▶ **EXERCISE DESCRIPTION**: Word for word, give the material below again, minus any images.
BEGIN
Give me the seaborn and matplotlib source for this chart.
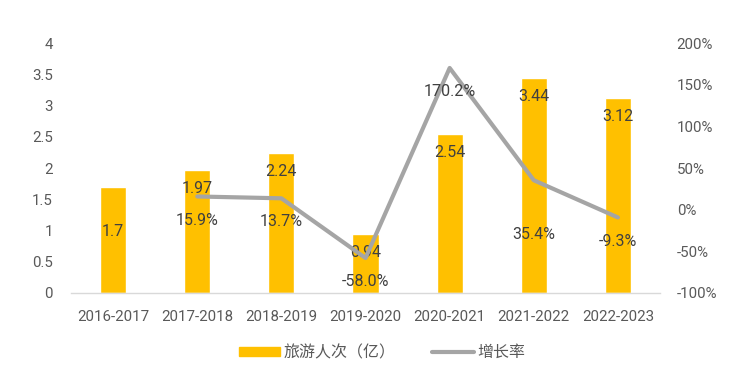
import numpy as np
import pandas as pd
import seaborn as sns
import matplotlib.pyplot as plt
from matplotlib.patches import Patch
from matplotlib.lines import Line2D

periods = ["2016-2017", "2017-2018", "2018-2019", "2019-2020",
           "2020-2021", "2021-2022", "2022-2023"]
visitors = [1.7, 1.97, 2.24, 0.94, 2.54, 3.44, 3.12]
growth_periods = periods[1:]
growth = [15.9, 13.7, -58.0, 170.2, 35.4, -9.3]

BAR = "#FFC000"
LINE = "#A5A5A5"
TXT = "#595959"
LBL = "#404040"

sns.set_style("white")
plt.rcParams['font.family'] = ['Roboto', 'Noto Sans CJK SC', 'DejaVu Sans']

fig = plt.figure(figsize=(7.56, 3.82), dpi=100)
ax = fig.add_axes([0.094, 0.233, 0.779, 0.654])

df = pd.DataFrame({"period": periods, "visitors": visitors})
sns.barplot(data=df, x="period", y="visitors", color=BAR, width=0.31,
            saturation=1, ax=ax)
ax.set_ylim(0, 4)
ax.set_xlim(-0.5, 6.5)
ax.set_yticks(np.arange(0, 4.01, 0.5))
ax.set_yticklabels(["0", "0.5", "1", "1.5", "2", "2.5", "3", "3.5", "4"])
ax.set_xlabel("")
ax.set_ylabel("")
ax.tick_params(axis="y", length=0, labelsize=10.8, colors=TXT, pad=13)
ax.tick_params(axis="x", length=0, labelsize=10.8, colors=TXT, pad=12)
for s in ["top", "right", "left"]:
    ax.spines[s].set_visible(False)
ax.spines["bottom"].set_color("#D9D9D9")
ax.spines["bottom"].set_linewidth(1)

ax2 = ax.twinx()
gx = [periods.index(p) for p in growth_periods]
gdf = pd.DataFrame({"x": gx, "growth": growth})
sns.lineplot(data=gdf, x="x", y="growth", color=LINE, linewidth=3, ax=ax2)
ax2.set_ylim(-100, 200)
ax2.set_yticks(np.arange(-100, 201, 50))
ax2.set_yticklabels([f"{v}%" for v in range(-100, 201, 50)])
ax2.set_ylabel("")
ax2.tick_params(axis="y", length=0, labelsize=10.8, colors=TXT, pad=12)
for s in ["top", "right", "left", "bottom"]:
    ax2.spines[s].set_visible(False)
ax.set_xlim(-0.5, 6.5)

# value labels
bar_off = [-32, -13, -13, -13, -13, -13, -13]
for i, v in enumerate(visitors):
    ax.annotate(f"{v:g}", (i, v), xytext=(0, bar_off[i]), textcoords="offset points",
                ha="center", va="center", fontsize=11.5, color=LBL)
line_off = [-17, -17, -17, -17, -39, -17]
for k, (x, v) in enumerate(zip(gx, growth)):
    ax2.annotate(f"{v:.1f}%", (x, v), xytext=(0, line_off[k]), textcoords="offset points",
                 ha="center", va="center", fontsize=11.5, color=LBL)

handles = [Patch(facecolor=BAR, edgecolor=BAR),
           Line2D([0], [0], color=LINE, linewidth=3)]
fig.legend(handles, ["旅游人次（亿）", "增长率"], loc="center",
           bbox_to_anchor=(0.505, 0.077), ncol=2, frameon=False,
           fontsize=11.5, labelcolor=TXT, handlelength=2.6, handleheight=0.45,
           columnspacing=2.3, handletextpad=0.2)

fig.savefig("out.png", dpi=100)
END
▶ **ANSWER TO THIS TASK**:
Give me the seaborn and matplotlib source for this chart.
import numpy as np
import pandas as pd
import seaborn as sns
import matplotlib.pyplot as plt
from matplotlib.patches import Patch
from matplotlib.lines import Line2D

periods = ["2016-2017", "2017-2018", "2018-2019", "2019-2020",
           "2020-2021", "2021-2022", "2022-2023"]
visitors = [1.7, 1.97, 2.24, 0.94, 2.54, 3.44, 3.12]
growth_periods = periods[1:]
growth = [15.9, 13.7, -58.0, 170.2, 35.4, -9.3]

BAR = "#FFC000"
LINE = "#A5A5A5"
TXT = "#595959"
LBL = "#404040"

sns.set_style("white")
plt.rcParams['font.family'] = ['Roboto', 'Noto Sans CJK SC', 'DejaVu Sans']

fig = plt.figure(figsize=(7.56, 3.82), dpi=100)
ax = fig.add_axes([0.094, 0.233, 0.779, 0.654])

df = pd.DataFrame({"period": periods, "visitors": visitors})
sns.barplot(data=df, x="period", y="visitors", color=BAR, width=0.31,
            saturation=1, ax=ax)
ax.set_ylim(0, 4)
ax.set_xlim(-0.5, 6.5)
ax.set_yticks(np.arange(0, 4.01, 0.5))
ax.set_yticklabels(["0", "0.5", "1", "1.5", "2", "2.5", "3", "3.5", "4"])
ax.set_xlabel("")
ax.set_ylabel("")
ax.tick_params(axis="y", length=0, labelsize=10.8, colors=TXT, pad=13)
ax.tick_params(axis="x", length=0, labelsize=10.8, colors=TXT, pad=12)
for s in ["top", "right", "left"]:
    ax.spines[s].set_visible(False)
ax.spines["bottom"].set_color("#D9D9D9")
ax.spines["bottom"].set_linewidth(1)

ax2 = ax.twinx()
gx = [periods.index(p) for p in growth_periods]
gdf = pd.DataFrame({"x": gx, "growth": growth})
sns.lineplot(data=gdf, x="x", y="growth", color=LINE, linewidth=3, ax=ax2)
ax2.set_ylim(-100, 200)
ax2.set_yticks(np.arange(-100, 201, 50))
ax2.set_yticklabels([f"{v}%" for v in range(-100, 201, 50)])
ax2.set_ylabel("")
ax2.tick_params(axis="y", length=0, labelsize=10.8, colors=TXT, pad=12)
for s in ["top", "right", "left", "bottom"]:
    ax2.spines[s].set_visible(False)
ax.set_xlim(-0.5, 6.5)

# value labels
bar_off = [-32, -13, -13, -13, -13, -13, -13]
for i, v in enumerate(visitors):
    ax.annotate(f"{v:g}", (i, v), xytext=(0, bar_off[i]), textcoords="offset points",
                ha="center", va="center", fontsize=11.5, color=LBL)
line_off = [-17, -17, -17, -17, -39, -17]
for k, (x, v) in enumerate(zip(gx, growth)):
    ax2.annotate(f"{v:.1f}%", (x, v), xytext=(0, line_off[k]), textcoords="offset points",
                 ha="center", va="center", fontsize=11.5, color=LBL)

handles = [Patch(facecolor=BAR, edgecolor=BAR),
           Line2D([0], [0], color=LINE, linewidth=3)]
fig.legend(handles, ["旅游人次（亿）", "增长率"], loc="center",
           bbox_to_anchor=(0.505, 0.077), ncol=2, frameon=False,
           fontsize=11.5, labelcolor=TXT, handlelength=2.6, handleheight=0.45,
           columnspacing=2.3, handletextpad=0.2)

fig.savefig("out.png", dpi=100)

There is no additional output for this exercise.